As president, Kwasniewski has adopted a neutral stance, and officially his relations with Kuchma have always been very good.
But the details suggest a more critical stance, both now and in the past. Two days before going to Kiev, Kwasniewski told journalists that Kuchma was "disappointing me" as he had failed "to adopt a role as mediator between Yanukovych and Yushchenko," a reference to Kuchma's close relationship with Yanukovych and his consistent support for him during the election campaign and in the early days of the post-election crisis.
He also backed the visit by his predecessor, Walesa, after Ukraine's President Leonid Kuchma sharply criticized Walesa's mission as "increasing tensions."
"I had less room to act as I must take care of future Polish-Ukrainian relations," Kwasniewski said, in an ambiguous statement that seemed designed to imply where his sympathies lay.
The Polish president has also had reason to be disappointed on several occasions in recent years. To no avail, Kwasniewski has urged the Ukrainian president to clarify the circumstances of the killing of journalist Georgy Gongadze in 2000, a crime in which secretly recorded tapes implicated Kuchma. Poland also recently suffered a setback in its "strategic relationship" with Ukraine, as it is always described, when Ukraine decided to allow Russia access to a pipeline that runs from Odessa in Ukraine to Brody in Poland.
While there have been some symbolic advances--the joint commemoration in 2003 of the 60th anniversary of massacres in the border region of Volhynia--those have been offset by setbacks, such as a scuttled joint ceremony at a cemetery for Polish victims of fighting in 1918 in Lviv, close to the Polish border.
Now, the political consensus seems to be that Poland has much more to gain by backing the opposition than by trying to preserve good relations with Kuchma and his prime minister.
Feelings are particularly strong among the founders and activists of Solidarity. "A mass movement very similar to Solidarity has emerged in Ukraine," one former Solidarity leader, Bogdan Borusewicz, told the daily Gazeta Wyborcza. "It has no name at the moment, but we can see that civic society has raised its head."
He added that Poland now has a great role to play and that the weight of Polish public opinion could help avert bloodshed in Ukraine.
Henryk Wujec, who also was a member of the anti-communist movement, echoed those feelings, pointing to visits to support the Ukrainian opposition by Polish politicians such as former Prime Minister Jerzy Buzek and former Defense Minister Bronislaw Komorowski.
Not all of this political support may be selfless. Some newspapers, among them the left-wing Trybuna, accused right-wing politicians of seizing on the crisis for domestic political purposes.
The parties most actively supporting the Ukrainian opposition are the liberal Civic Platform (PO) and the conservative Law and Justice (PiS), which may well both form a new governing coalition after parliamentary elections next year.

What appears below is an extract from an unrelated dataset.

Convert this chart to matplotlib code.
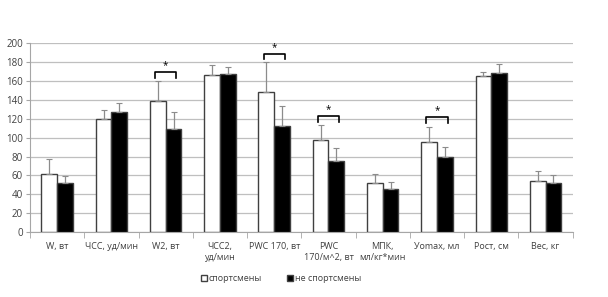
import matplotlib
matplotlib.use("Agg")
import matplotlib.pyplot as plt
import numpy as np

plt.rcParams['font.family'] = ['Open Sans', 'DejaVu Sans']

categories = ["W, вт", "ЧСС, уд/мин", "W2, вт", "ЧСС2,\nуд/мин", "PWC 170, вт",
              "PWC\n170/м^2, вт", "МПК,\nмл/кг*мин", "Уomax, мл", "Рост, см", "Вес, кг"]
athletes = [62, 120, 139, 166, 148, 97, 52, 95, 165, 54]
athletes_err = [15, 9, 21, 11, 32, 16, 9.5, 16, 5, 10.5]
non_athletes = [52, 127, 109, 167, 112, 75, 46, 79, 168, 52]
non_athletes_err = [7, 10, 18, 8, 22, 14.5, 7, 11, 10, 8.5]
# significance brackets: category index, bracket top value
sig_idx = [2, 4, 5, 7]
sig_top = [169.5, 189, 123, 122]
ylim_max = 200

fig = plt.figure(figsize=(6.08, 2.97), dpi=100)
ax = fig.add_axes([30/608, 1-232/297, (572.7-30)/608, (232-43.3)/297])

x = np.arange(len(categories))
w = 0.29
err_kw = dict(ecolor='#8c8c8c', elinewidth=0.9, capsize=2.0, capthick=0.8)
zeros = np.zeros(len(categories))
ax.bar(x - w/2, athletes, w, color='white', edgecolor='#404040', linewidth=1.0,
       yerr=[zeros, athletes_err], error_kw=err_kw, label='спортсмены', zorder=3)
ax.bar(x + w/2, non_athletes, w, color='black', edgecolor='#404040', linewidth=1.0,
       yerr=[zeros, non_athletes_err], error_kw=err_kw, label='не спортсмены', zorder=3)

for i, top in zip(sig_idx, sig_top):
    x0 = i - w/2 - 0.05
    x1 = i + w/2 + 0.05
    ax.plot([x0, x0, x1, x1], [top - 6, top, top, top - 6], color='black', lw=1.2, zorder=4)
    ax.text(i, top + 1, '*', ha='center', va='bottom', fontsize=7)

ax.set_ylim(0, ylim_max)
ax.set_xlim(-0.5, len(categories) - 0.5)
ax.set_yticks(np.arange(0, 201, 20))
ax.yaxis.grid(True, color='#bfbfbf', linewidth=0.9, zorder=0)
ax.set_axisbelow(True)
for s in ['top', 'right']:
    ax.spines[s].set_visible(False)
ax.spines['left'].set_color('#a6a6a6')
ax.spines['bottom'].set_color('#a6a6a6')
ax.tick_params(axis='y', labelsize=7, colors='#404040', length=3, color='#a6a6a6', pad=2)
ax.set_xticks(x)
ax.set_xticklabels(categories, fontsize=6.5, color='#404040', linespacing=1.3)
ax.tick_params(axis='x', length=0, pad=7)
ax.set_xticks(np.arange(-0.5, len(categories), 1.0), minor=True)
ax.tick_params(axis='x', which='minor', length=4, color='#a6a6a6')

leg = fig.legend(loc='lower center', bbox_to_anchor=(0.462, 0.02), ncol=2, frameon=False,
                 fontsize=6.5, handlelength=0.65, handleheight=0.65, handletextpad=0.2,
                 columnspacing=2.8)
for t in leg.get_texts():
    t.set_color('#404040')

fig.savefig('out.png', dpi=100)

The PiS sent its leaders, the brothers Jaroslaw and Lech Kaczynski, to the demonstrations in Kiev.
Civic Platform went further, inviting Boris Tarasyuk, the former Ukrainian foreign minister and a close ally of Yushchenko, to speak in the Polish parliament. Tarasyuk’s speech in the Sejm was unprecedented; normally, only those officially invited by parliament are allowed to address the chamber. Tarasyuk underlined the shared history of Poles and Ukrainians, the importance of Solidarity, and a geopolitical axiom expressed by Jerzy Giedroyc, a Polish intellectual who died in 2000: "There can be no independent Poland without a free Ukraine."
Walesa used the same quote when he addressed the crowds in Kiev.

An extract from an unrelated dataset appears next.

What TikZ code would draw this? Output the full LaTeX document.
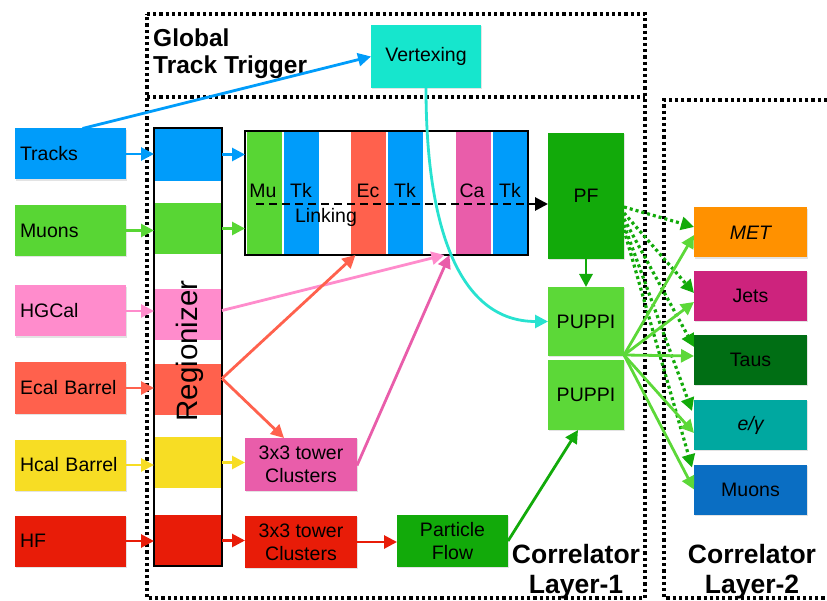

Some Polish politicians have, however, remained on the sidelines. Their reasons are various. "I am not going to Ukraine," said Wojciech Wierzejski, a far-right Polish member of the European Parliament. "The situation is not unambiguous; Yushchenko is backed also by nationalists hostile to Poles."
Janusz Wojciechowski, leader of the Polish Peasant Party, called for Poland to be "reserved," arguing, "We don’t want anybody to pry into our affairs, and the same goes for the Ukrainians. They must solve their problem by themselves."
THE ORANGE PRESS
The media has made clear its affinities. Gazeta Wyborcza--the country's leading paper, edited by a former dissident, Adam Michnik--has gone the farthest. It has supported Yushchenko and the opposition, handed out orange ribbons, and prepared a special eight-page supplement in Ukrainian that was distributed for free in Kiev and Lviv.

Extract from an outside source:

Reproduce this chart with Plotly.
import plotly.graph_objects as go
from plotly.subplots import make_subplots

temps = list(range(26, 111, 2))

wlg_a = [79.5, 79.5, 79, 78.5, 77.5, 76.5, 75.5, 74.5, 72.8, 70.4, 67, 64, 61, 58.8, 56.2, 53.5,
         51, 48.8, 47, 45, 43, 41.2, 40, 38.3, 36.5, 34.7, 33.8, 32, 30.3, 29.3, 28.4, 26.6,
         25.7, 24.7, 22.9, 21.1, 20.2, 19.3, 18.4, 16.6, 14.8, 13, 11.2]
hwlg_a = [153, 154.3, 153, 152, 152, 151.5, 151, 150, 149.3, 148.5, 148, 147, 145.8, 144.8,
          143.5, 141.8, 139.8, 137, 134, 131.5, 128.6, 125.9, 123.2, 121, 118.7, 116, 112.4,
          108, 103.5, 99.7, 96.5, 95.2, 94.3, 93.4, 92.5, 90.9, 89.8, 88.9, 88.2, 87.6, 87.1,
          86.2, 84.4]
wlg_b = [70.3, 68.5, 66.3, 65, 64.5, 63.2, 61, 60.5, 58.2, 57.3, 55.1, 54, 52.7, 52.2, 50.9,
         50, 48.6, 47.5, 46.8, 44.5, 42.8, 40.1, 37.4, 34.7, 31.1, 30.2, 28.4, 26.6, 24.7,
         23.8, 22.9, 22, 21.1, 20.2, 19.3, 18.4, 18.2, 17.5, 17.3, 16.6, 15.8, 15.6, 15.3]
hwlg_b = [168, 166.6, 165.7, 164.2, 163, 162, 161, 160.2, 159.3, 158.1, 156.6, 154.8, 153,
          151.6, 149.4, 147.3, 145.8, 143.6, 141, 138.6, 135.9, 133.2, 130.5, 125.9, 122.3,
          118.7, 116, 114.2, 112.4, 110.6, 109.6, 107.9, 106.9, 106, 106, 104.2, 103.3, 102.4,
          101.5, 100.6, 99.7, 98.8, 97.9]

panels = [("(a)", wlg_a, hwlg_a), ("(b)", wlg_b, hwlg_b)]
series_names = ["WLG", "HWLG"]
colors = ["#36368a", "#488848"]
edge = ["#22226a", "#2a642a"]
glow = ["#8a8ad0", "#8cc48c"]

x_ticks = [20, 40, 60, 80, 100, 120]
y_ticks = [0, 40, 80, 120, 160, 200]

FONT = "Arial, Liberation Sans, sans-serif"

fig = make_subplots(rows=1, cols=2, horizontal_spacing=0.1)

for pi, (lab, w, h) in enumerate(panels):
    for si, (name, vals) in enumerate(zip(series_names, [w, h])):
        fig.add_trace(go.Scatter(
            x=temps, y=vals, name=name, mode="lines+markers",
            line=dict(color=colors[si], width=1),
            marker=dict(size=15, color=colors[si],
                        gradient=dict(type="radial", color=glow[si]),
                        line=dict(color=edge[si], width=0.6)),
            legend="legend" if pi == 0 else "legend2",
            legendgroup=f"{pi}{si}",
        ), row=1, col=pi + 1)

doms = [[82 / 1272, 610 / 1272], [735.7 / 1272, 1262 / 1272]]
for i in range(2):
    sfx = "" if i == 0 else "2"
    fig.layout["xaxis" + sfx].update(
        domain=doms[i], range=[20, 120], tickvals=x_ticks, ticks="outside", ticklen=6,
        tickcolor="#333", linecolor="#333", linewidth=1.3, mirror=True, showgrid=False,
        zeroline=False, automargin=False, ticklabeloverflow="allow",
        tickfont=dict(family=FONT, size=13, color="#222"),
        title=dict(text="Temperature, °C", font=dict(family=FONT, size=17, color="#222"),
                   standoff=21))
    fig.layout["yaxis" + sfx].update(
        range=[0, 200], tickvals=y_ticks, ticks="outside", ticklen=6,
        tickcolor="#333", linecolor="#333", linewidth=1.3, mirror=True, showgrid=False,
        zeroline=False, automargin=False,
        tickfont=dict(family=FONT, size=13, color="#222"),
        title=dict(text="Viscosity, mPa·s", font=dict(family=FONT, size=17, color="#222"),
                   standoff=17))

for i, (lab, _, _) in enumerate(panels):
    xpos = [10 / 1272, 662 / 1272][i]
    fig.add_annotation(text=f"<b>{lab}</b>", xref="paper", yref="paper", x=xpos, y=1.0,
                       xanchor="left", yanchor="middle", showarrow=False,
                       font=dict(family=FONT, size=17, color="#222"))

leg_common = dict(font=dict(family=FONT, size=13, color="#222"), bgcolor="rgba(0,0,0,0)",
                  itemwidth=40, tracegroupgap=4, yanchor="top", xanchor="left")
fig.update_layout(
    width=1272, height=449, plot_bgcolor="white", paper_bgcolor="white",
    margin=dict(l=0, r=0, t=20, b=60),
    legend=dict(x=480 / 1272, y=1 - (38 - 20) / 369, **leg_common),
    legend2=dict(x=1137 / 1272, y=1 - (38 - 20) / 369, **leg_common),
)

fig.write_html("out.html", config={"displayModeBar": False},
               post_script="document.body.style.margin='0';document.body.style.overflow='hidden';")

The public service channel TVP and the news station TVN24 have carried live broadcasts from Kiev and Lviv, with hourly reports from around the country. Most newspapers have devoted acres of space to articles, analyses, commentaries, and interviews relating to events in Ukraine.
The warmth felt toward Ukraine is accompanied by chilly feelings about Russia's role. Moscow's overt support for Yanukovych has reinforced perceptions that Russia still has an imperialist mindset.
President Kwasniewski expressed the sentiment in more careful but still clear terms when he told Gazeta Wyborcza that Russia's main aim is to re-establish its influence in this part of the former Soviet Union through "concrete political and economic acts."
Claims that Russian troops have been brought into Kiev have awakened fears of bloodshed. But ultimately, "If Ukraine's orange revolution is won, it will be a very serious blow to Russia," wrote Agnieszka Romaszewska in Rzeczpospolita, expressing a very widespread perception
Janusz Onyszkiewicz, a member of parliament and former minister of defense, believes Russia will have to accept whatever solution is reached in Ukraine. "In any case, Yushchenko is not an anti-Russian politician," Onyszkiewicz added.
The events in Ukraine and the massive support for the opposition in Poland is being seen as an opportunity to reinvigorate Poland's and the EU's eastern policy. The strong backing expressed by the presidents of Estonia, Latvia, and Lithuania--and the presence of Kwasniewski and Lithuania's President Adamkus, rather than representatives of Germany or France, as negotiators in Kiev--is adding to the belief that the EU's new member states should and can influence EU policy. In Poland, the EU is generally seen as preferring good relations with Russia to becoming involved in Ukrainian, Belarusian, or Moldovan affairs.